Pasta and beans

Printable version
Pasta and beans


. Difficulty: Medium . Serves: 4 people . Preparation time: 2 hours . Variety: Pasta


Known as pasta fazool in the Italian American community, this is the cornerstone of Italian soup-making. This recipe traveled easily from Italy along with the early immigrants. Beans and the other ingredients were easy to find, and the technique they used was just like back home. An inexpensive, nutritious soup, it cooked by itself while the woman of the house did her chores.
Some options to vary this soup would be to purée part or all of the beans they have been cooked, and before you add the pasta. This is the version kids love, and it is also used in restaurants for a seemingly elegant touch, although I like to bite into my beans. I also substitute rice or barley for the pasts, a common practice in the north of Italy, where rice is abundant.
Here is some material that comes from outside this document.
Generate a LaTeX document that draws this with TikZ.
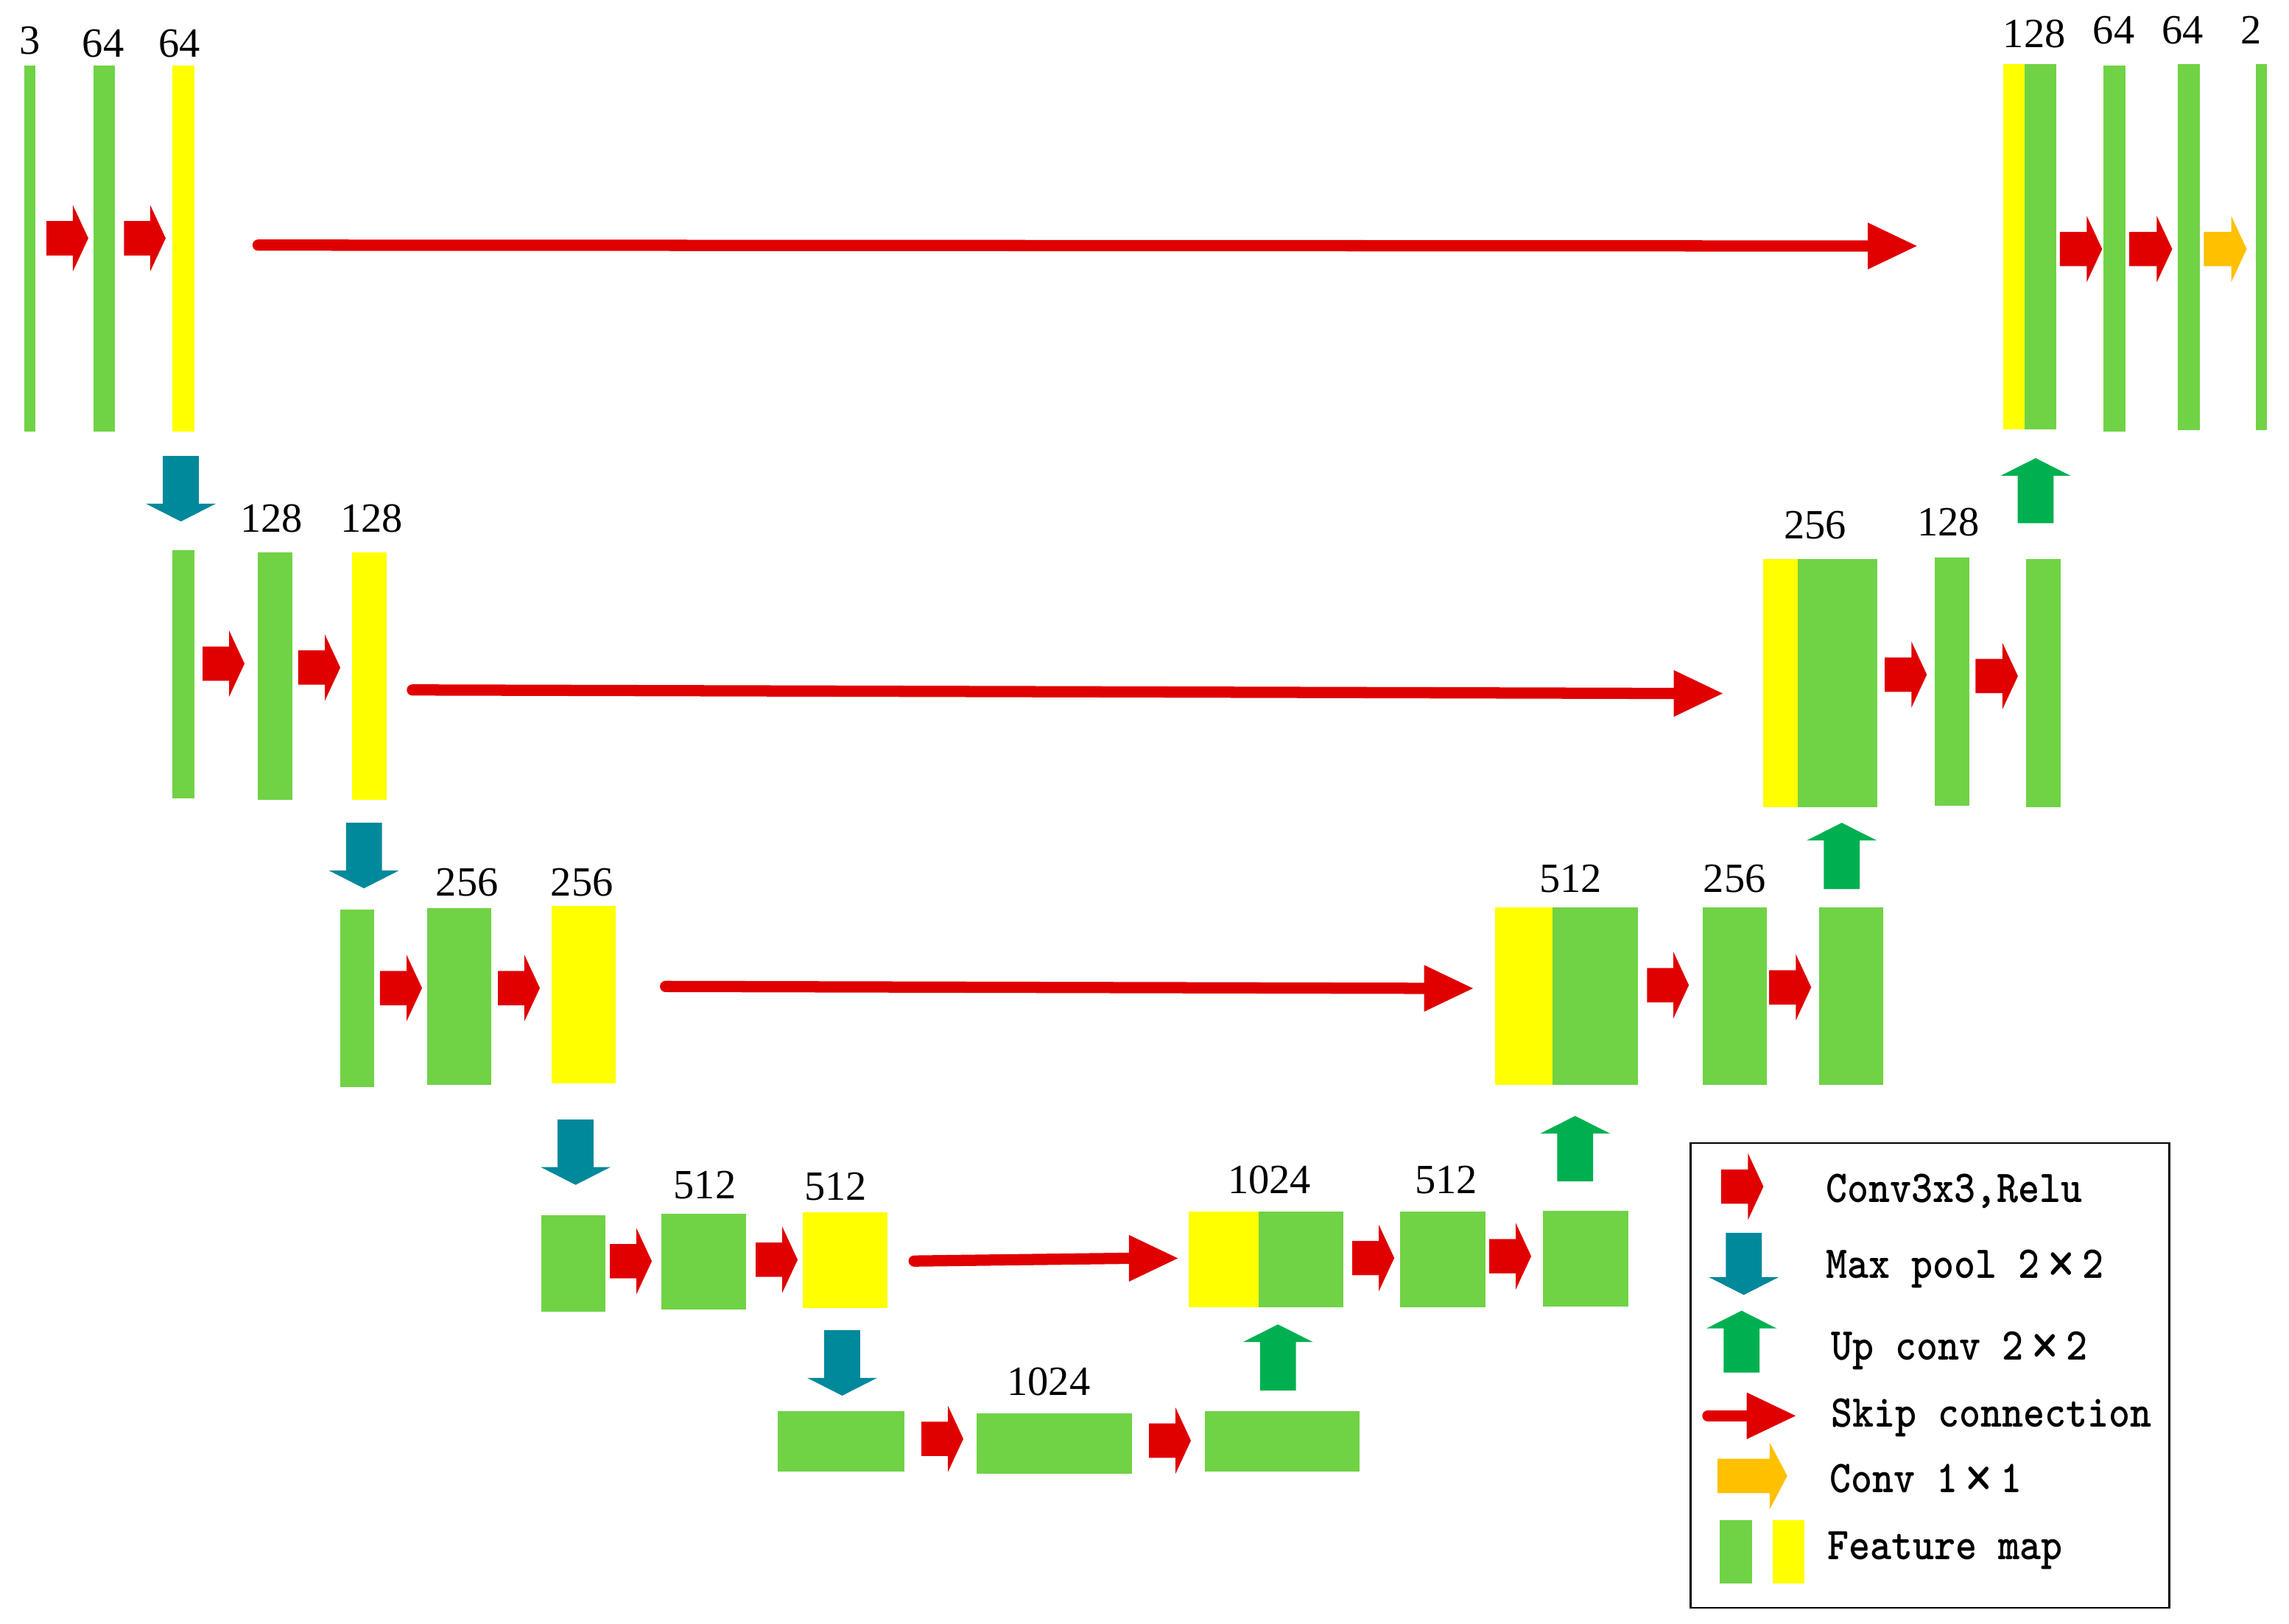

1 pound dried cannellini beans
4 ounces bacon
3 large garlic cloves, peeled
Needles from 1 sprig fresh rosemary (about 1 tablespoon)
3 tablespoons extra virgin olive oil, plus more for serving
1 medium onion, chopped
1 medium carrot, chopped
2 tablespoons tomato paste
2 pounds russet potatoes (about 6 – 8 potatoes), peeled
2 fresh bay leaves
6 quarts cold water
2 tablespoons kosher salt
1 pound ditalini pasta
Freshly ground black pepper
Grated Grana Padano, for serving


Soak the cannellini beans overnight and drain.
Pulse the bacon, garlic, and rosemary in a mini-food processor to make a fine textured paste or ‘pestata’.
Heat 3 tablespoons olive oil over medium heat in a large soup pot. Add the pestata, and cook until bacon has rendered its fat, about 3-4 minutes. Meanwhile, make the second pestata (you don’t have to wash the processor) by puréeing the onion and carrot. Add the second pestata to the pot, and cook, stirring occasionally, until it has dried out and starts to stick to the bottom of the pan, about 5 minutes.
Scrape the pestata to one side of the pan to clear a “hot spot,” add the tomato paste, and let cook for a few minutes, until lightly toasted. Stir the tomato paste into the pestata, and add the drained beans, the potatoes, and the bay leaves. Pour in the water. Bring the soup to a boil, cover, and let cook at a strong simmer until beans and potatoes are tender, about 1 hour and 15 minutes, uncovering to reduce liquid about halfway through the cooking time. Stir in salt.
With a large wooden spoon, mash the remaining potatoes against the side of the pot to thicken the soup. Return soup to a boil, add the ditalini, and cook until pasta is al dente. Season to taste.
Serve soup with a drizzle of olive oil and some grated cheese.